§ **EXERCISE OBJECTIVE**
Among the lines below, count those with "this". Give only the number.

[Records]
.....
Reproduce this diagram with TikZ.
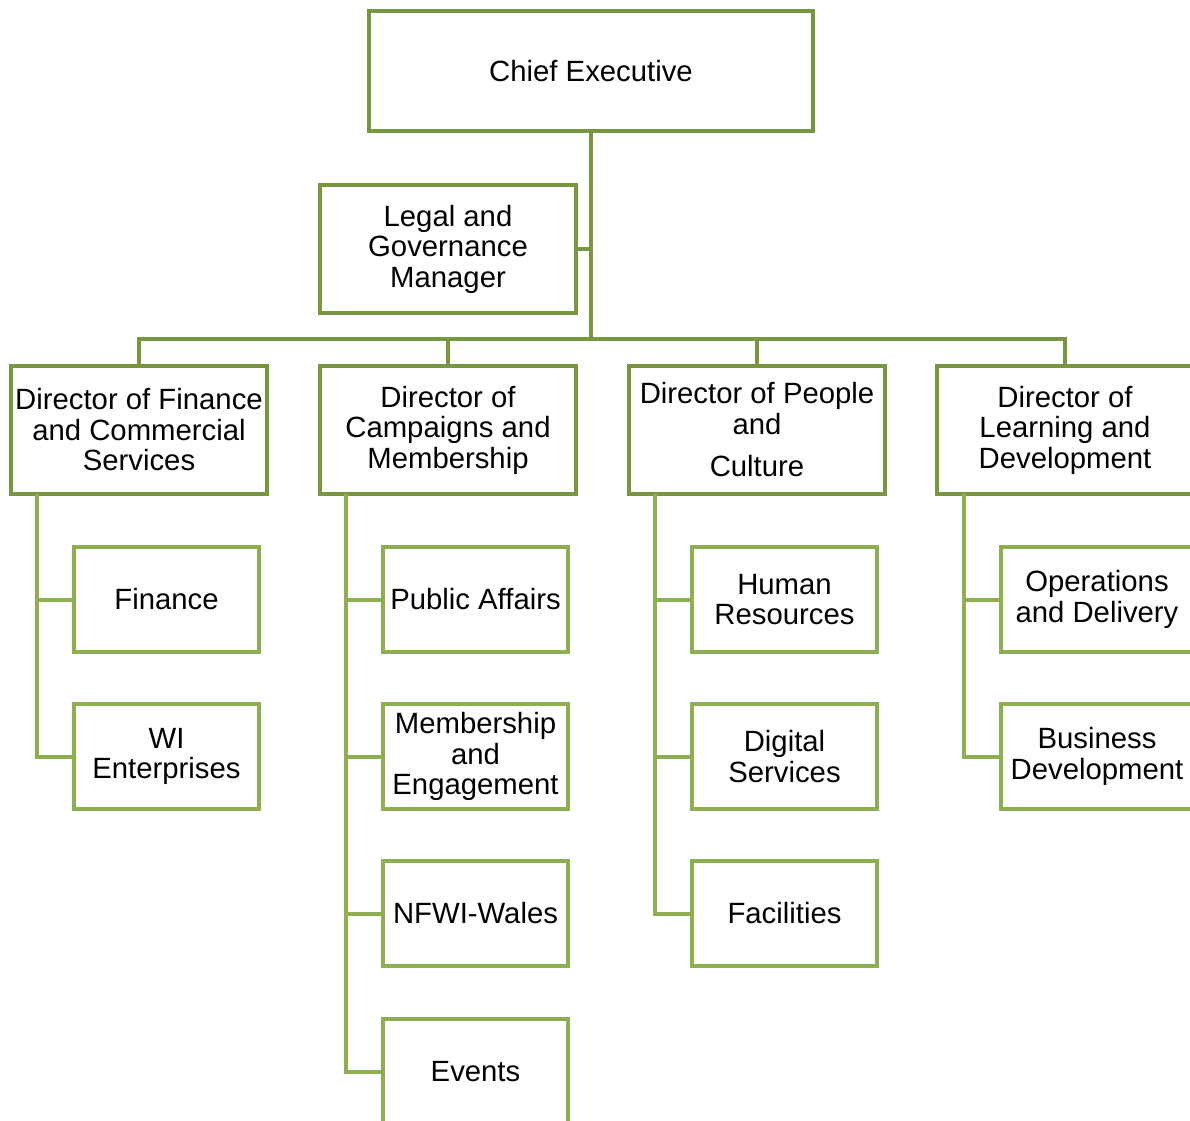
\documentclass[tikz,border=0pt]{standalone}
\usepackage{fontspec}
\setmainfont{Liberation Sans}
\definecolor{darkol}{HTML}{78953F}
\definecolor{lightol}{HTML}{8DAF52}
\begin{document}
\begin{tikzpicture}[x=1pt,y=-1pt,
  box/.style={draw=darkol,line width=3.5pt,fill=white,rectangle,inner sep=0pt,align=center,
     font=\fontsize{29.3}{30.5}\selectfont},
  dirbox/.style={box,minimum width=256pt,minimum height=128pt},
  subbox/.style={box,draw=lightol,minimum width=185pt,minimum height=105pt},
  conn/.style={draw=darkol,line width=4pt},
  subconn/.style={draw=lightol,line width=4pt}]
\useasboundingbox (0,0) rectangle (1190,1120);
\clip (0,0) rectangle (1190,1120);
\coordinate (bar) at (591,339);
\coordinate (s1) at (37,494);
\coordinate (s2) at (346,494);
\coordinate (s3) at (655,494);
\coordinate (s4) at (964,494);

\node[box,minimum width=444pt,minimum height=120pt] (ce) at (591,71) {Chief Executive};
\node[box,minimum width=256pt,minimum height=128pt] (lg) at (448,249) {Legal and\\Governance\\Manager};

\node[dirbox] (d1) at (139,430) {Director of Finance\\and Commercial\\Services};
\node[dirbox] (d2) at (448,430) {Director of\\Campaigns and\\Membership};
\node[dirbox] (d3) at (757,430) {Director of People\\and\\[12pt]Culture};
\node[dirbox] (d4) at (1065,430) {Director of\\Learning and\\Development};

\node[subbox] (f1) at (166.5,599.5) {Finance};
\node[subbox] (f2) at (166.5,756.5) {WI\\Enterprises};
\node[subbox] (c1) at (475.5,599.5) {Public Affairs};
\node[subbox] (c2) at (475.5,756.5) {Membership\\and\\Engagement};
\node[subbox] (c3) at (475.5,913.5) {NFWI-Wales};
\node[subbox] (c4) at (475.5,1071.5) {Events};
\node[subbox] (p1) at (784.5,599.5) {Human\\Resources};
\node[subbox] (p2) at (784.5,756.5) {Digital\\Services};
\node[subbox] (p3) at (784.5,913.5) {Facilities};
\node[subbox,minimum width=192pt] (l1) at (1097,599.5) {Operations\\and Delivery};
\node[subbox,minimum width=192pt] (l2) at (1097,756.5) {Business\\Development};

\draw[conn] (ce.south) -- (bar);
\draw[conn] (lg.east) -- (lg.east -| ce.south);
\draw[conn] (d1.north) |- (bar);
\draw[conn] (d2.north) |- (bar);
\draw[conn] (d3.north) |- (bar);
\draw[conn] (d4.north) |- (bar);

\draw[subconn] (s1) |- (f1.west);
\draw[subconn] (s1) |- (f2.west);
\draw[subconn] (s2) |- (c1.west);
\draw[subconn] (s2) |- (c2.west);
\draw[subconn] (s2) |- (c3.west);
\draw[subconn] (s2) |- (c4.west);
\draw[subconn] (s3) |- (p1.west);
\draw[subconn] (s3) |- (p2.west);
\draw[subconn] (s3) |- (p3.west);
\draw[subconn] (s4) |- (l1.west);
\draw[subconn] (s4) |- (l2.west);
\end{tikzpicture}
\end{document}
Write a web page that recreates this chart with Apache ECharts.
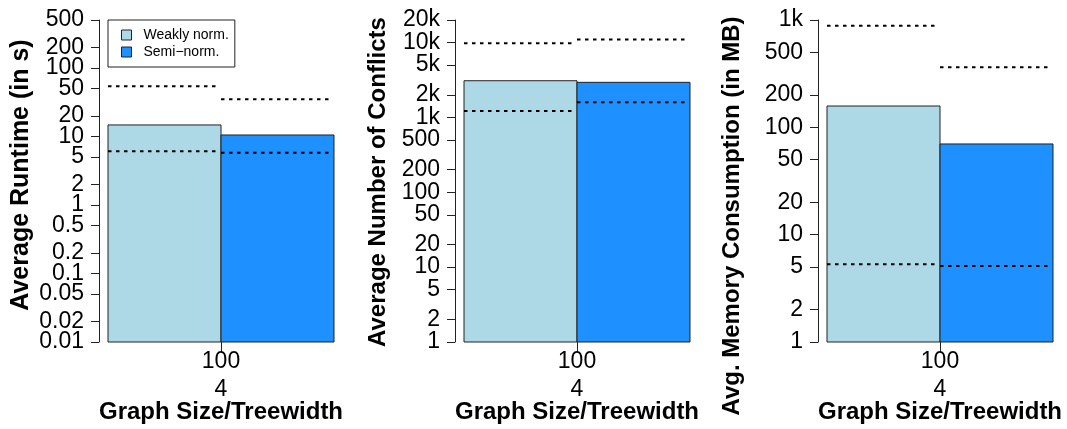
.....
§ **FULL SOLUTION**
2